Yordenis Ugas says Mario Barrios stands between him and goal of becoming two-time champ
After 17 months out of the ring, Yordenis Ugas is jumping right back into the title picture this Saturday.
Ugas (27-5, 12 knockouts) will face Mario Barrios for the WBC interim welterweight title on the Canelo Alvarez-Jermell Charlo pay-per-view card at the T-Mobile Arena in Las Vegas. The winner is next in line for one of the belts held by undisputed welterweight champion Terence Crawford, but the 37-year-old ex-champ says he has tunnel vision on the task ahead of him.
“As everyone knows I’ve been fighting with the best of the best for the past two years so [fighting for another championship] obviously motivates me. But right now we’re only focusing on Mario Barrios,” Ugas, who lives in Las Vegas, where he trains with Ismael Salas, told The Ring.
The fight is a crossroads meeting between two fighters on the comeback trail. Ugas, who solidified his WBA titleholder status by sending Manny Pacquiao into retirement in 2021, is coming off a tenth-round stoppage loss to Errol Spence Jr. in April of 2022 in a unification bout.
Barrios, 28, of San Antonio, Tex. stopped Jovanie Santiago in his last outing in February to end a two-fight losing streak to Gervonta Davis and Keith Thurman.

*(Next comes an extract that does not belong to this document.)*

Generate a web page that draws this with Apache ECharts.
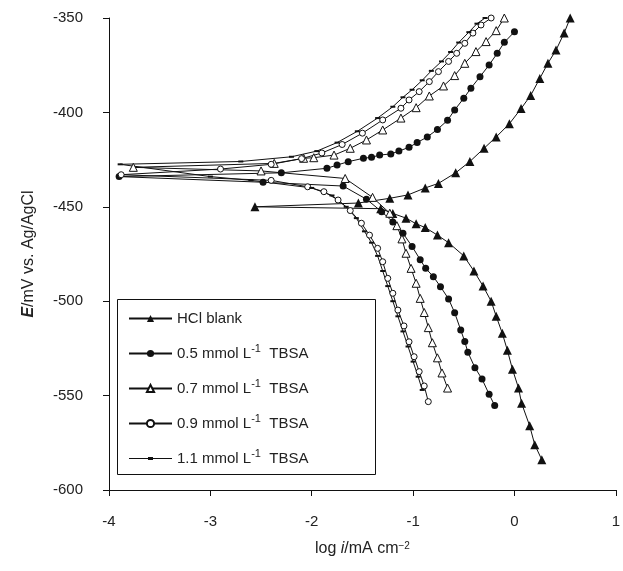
<!DOCTYPE html>
<html>
<head>
<meta charset="utf-8">
<title>Tafel plot</title>
<script src="https://cdn.jsdelivr.net/npm/echarts/dist/echarts.min.js"></script>
<style>
  html, body { margin: 0; padding: 0; background: #fff; }
  #main { width: 623px; height: 571px; }
</style>
</head>
<body>
<div id="main"></div>
<script>
// log i (mA cm-2) and E (mV vs Ag/AgCl), in the order they are connected
var hclLogI = [0.27, 0.20, 0.15, 0.07, 0.04, -0.02, -0.07, -0.12, -0.18, -0.23, -0.31, -0.40, -0.50, -0.65, -0.76, -0.88, -0.97, -1.07, -1.20, -1.32, -2.56, -1.54, -1.23, -1.05, -0.88, -0.75, -0.58, -0.44, -0.30, -0.18, -0.05, 0.065, 0.16, 0.25, 0.33, 0.41, 0.49, 0.55];
var hclE    = [-584, -576, -566, -554, -546, -536, -526, -517, -508, -500, -492, -484, -476, -469, -465, -461, -459, -456, -453.5, -451, -450, -448, -445.5, -443.7, -440, -437.6, -432, -426, -419, -413, -406, -398, -391, -382, -374, -367, -358, -350];

var c05LogI = [-0.195, -0.25, -0.32, -0.39, -0.46, -0.49, -0.53, -0.59, -0.65, -0.73, -0.80, -0.876, -0.93, -1.01, -1.10, -1.20, -1.31, -1.46, -1.69, -2.48, -3.90, -2.30, -1.85, -1.75, -1.64, -1.49, -1.41, -1.33, -1.22, -1.14, -1.04, -0.96, -0.86, -0.76, -0.66, -0.59, -0.50, -0.43, -0.34, -0.25, -0.17, -0.10, 0.0];
var c05E    = [-555.3, -549.3, -541.2, -535.2, -527, -521.4, -515.3, -506.1, -498.8, -492.3, -487, -482.6, -478, -471, -464, -458, -452.6, -446, -439, -437, -434, -432, -429.6, -427.9, -426.1, -424.3, -423.8, -422.6, -422, -420.5, -418.5, -416, -413, -409, -404.2, -398.7, -392.5, -387.2, -381.1, -374.9, -368.7, -362.9, -357.3];

var c07LogI = [-0.66, -0.715, -0.76, -0.81, -0.85, -0.89, -0.93, -0.97, -1.02, -1.07, -1.11, -1.16, -1.23, -1.40, -1.67, -2.50, -3.76, -2.37, -2.08, -1.98, -1.78, -1.62, -1.46, -1.30, -1.12, -0.97, -0.84, -0.70, -0.59, -0.49, -0.38, -0.28, -0.18, -0.10];
var c07E    = [-546, -538, -530, -522, -514, -506, -498.5, -490.5, -482.6, -474.6, -467, -460, -453.4, -445, -435, -431, -429.1, -427, -424.3, -424, -422.6, -419, -414.6, -409.3, -403, -397.5, -391.3, -386, -380.5, -374, -367.8, -362.5, -356.7, -350];

var c09LogI = [-0.85, -0.89, -0.94, -0.99, -1.04, -1.09, -1.15, -1.20, -1.25, -1.30, -1.35, -1.43, -1.51, -1.62, -1.74, -1.88, -2.04, -2.40, -3.88, -2.90, -2.40, -2.10, -1.90, -1.70, -1.50, -1.30, -1.12, -1.04, -0.94, -0.84, -0.75, -0.65, -0.57, -0.49, -0.41, -0.33, -0.23];
var c09E    = [-553.2, -544.9, -537.3, -529.4, -521.5, -513.1, -504.7, -495.8, -487.9, -479.1, -472, -465, -458.7, -452, -446.4, -442, -439.4, -436, -433, -430, -427.5, -424.5, -421.5, -417, -411, -404, -397.8, -393.4, -389, -383.7, -378.4, -373, -368.7, -363.4, -358, -353.7, -350];

var c11LogI = [-0.91, -0.95, -1.00, -1.05, -1.10, -1.15, -1.20, -1.25, -1.30, -1.35, -1.41, -1.48, -1.56, -1.66, -1.80, -2.00, -2.60, -3.00, -3.89, -2.70, -2.20, -1.95, -1.75, -1.55, -1.35, -1.20, -1.10, -1.01, -0.91, -0.82, -0.72, -0.63, -0.55, -0.45, -0.37, -0.29];
var c11E    = [-547, -540, -532, -524, -516, -508, -500, -492, -484, -476, -469, -463, -456, -450, -444, -440, -436, -434, -427.5, -426, -423.5, -420.5, -416, -410, -403, -397, -392, -388, -383, -378, -373, -368, -363, -357.5, -353, -350];

var seriesNames = ['HCl blank', '0.5 mmol', '0.7 mmol', '0.9 mmol', '1.1 mmol'];
var xTicks = [-4, -3, -2, -1, 0, 1];
var yTicks = [-600, -550, -500, -450, -400, -350];

function zip(a, b) {
  var out = [];
  for (var i = 0; i < a.length; i++) out.push([a[i], b[i]]);
  return out;
}

var ink = '#111';
var font = 'Liberation Sans, Arial, Helvetica, sans-serif';

function mkLine(name, data, symbol, size, filled) {
  return {
    name: name,
    type: 'line',
    data: data,
    symbol: symbol,
    symbolSize: size,
    showAllSymbol: true,
    clip: false,
    lineStyle: { color: ink, width: 1 },
    itemStyle: filled ? { color: ink, borderColor: ink, borderWidth: 0 }
                      : { color: '#fff', borderColor: ink, borderWidth: 1 },
    emphasis: { disabled: true },
    z: 3
  };
}

// legend entries: the last one gets a line with a small dash in the middle
var legendData = seriesNames.map(function (n, i) {
  if (i === 4) return { name: n, icon: 'path://M0,4 H43 V5 H0 Z M19,3 H24 V6 H19 Z' };
  return { name: n };
});

var myChart = echarts.init(document.getElementById('main'));
var option = {
  animation: false,
  backgroundColor: '#fff',
  grid: { left: 109, right: 2, top: 18, bottom: 81 },
  xAxis: {
    type: 'value',
    min: xTicks[0], max: xTicks[xTicks.length - 1], interval: 1,
    name: 'log {i|i}/mA cm{s|\u22122}',
    nameLocation: 'middle',
    nameGap: 51,
    nameTextStyle: {
      color: '#222', fontSize: 16, fontFamily: font,
      rich: {
        i: { fontStyle: 'italic', fontSize: 16, fontFamily: font, color: '#222' },
        s: { fontSize: 10, verticalAlign: 'top', fontFamily: font, color: '#222', padding: [0, 0, 6, 0] }
      }
    },
    axisLine: { onZero: false, lineStyle: { color: ink, width: 1 } },
    axisTick: { show: true, inside: false, length: 6, lineStyle: { color: ink } },
    axisLabel: { color: '#222', fontSize: 15, fontFamily: font, margin: 24 },
    splitLine: { show: false }
  },
  yAxis: {
    type: 'value',
    min: yTicks[0], max: yTicks[yTicks.length - 1], interval: 50,
    name: '{e|E}/mV vs. Ag/AgCl',
    nameLocation: 'middle',
    nameGap: 72,
    nameTextStyle: {
      color: '#222', fontSize: 16, fontFamily: font,
      rich: {
        e: { fontStyle: 'italic', fontWeight: 'bold', fontSize: 16, fontFamily: font, color: '#222' }
      }
    },
    axisLine: { show: true, onZero: false, lineStyle: { color: ink, width: 1 } },
    axisTick: { show: true, inside: false, length: 6, lineStyle: { color: ink } },
    axisLabel: { color: '#222', fontSize: 15, fontFamily: font, margin: 26 },
    splitLine: { show: false }
  },
  graphic: [{
    type: 'rect',
    left: 117, top: 299,
    shape: { width: 258, height: 175 },
    style: { fill: '#fff', stroke: ink, lineWidth: 1 },
    z: 1
  }],
  legend: {
    orient: 'vertical',
    left: 123, top: 303,
    itemWidth: 43, itemHeight: 9,
    itemGap: 14,
    data: legendData,
    formatter: function (name) {
      if (name === 'HCl blank') return 'HCl blank';
      return name + ' L{s|-1}  TBSA';
    },
    textStyle: {
      color: '#222', fontSize: 15, fontFamily: font, lineHeight: 21,
      rich: {
        s: { fontSize: 11, fontFamily: font, color: '#222', verticalAlign: 'top', lineHeight: 21, padding: [0, 0, 7, 0] }
      }
    },
    selectedMode: false,
    z: 4
  },
  series: [
    mkLine(seriesNames[0], zip(hclLogI, hclE), 'triangle', 9, true),
    mkLine(seriesNames[1], zip(c05LogI, c05E), 'circle', 7, true),
    mkLine(seriesNames[2], zip(c07LogI, c07E), 'triangle', 8, false),
    mkLine(seriesNames[3], zip(c09LogI, c09E), 'circle', 6, false),
    mkLine(seriesNames[4], zip(c11LogI, c11E), 'rect', [5, 2], true)
  ]
};
myChart.setOption(option);
</script>
</body>
</html>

“He’s a warrior. We know the Mexican boxers are always warriors,” Ugas added.
Ugas underlined the stakes involved at Thursday’s undercard press conference, stating “I’ve spent my entire career coming back from adversity over and over again. If you want to see what I still have left, you’ll have to watch Saturday night. It will all be revealed.”
Though DraftKings lists Ugas as a solid -260 betting favorite, Edgar “Butch” Sanchez, a former Ugas trainer who remains close with the Cuban fighter, says the fight is a real test for Ugas. He notes that Barrios, though moving up in weight, is physically larger than Ugas with a strong body attack, but says he expects Ugas to take over late because of Barrios’ tendency to fade down the stretch.
Barrios dismissed concerns about him being undersized at 147 pounds.
“I have a tall frame, so getting down to 140 pounds was becoming very difficult. The welterweight division is where I’m going to be able to accomplish the most, and I’m just excited for these next few years,” said Barrios at Wednesday’s media workout.
Ugas says the time out of the ring was a much-needed “reset” after a hard schedule in recent years. Now he sees this fight as the next step in completing the legacy he wants to cement in the ring.
“It’s very important, I already was a WBA champion and being a two-time champion is part of the legacy. This Saturday we start my legacy of being a two-time world champion,” said Ugas.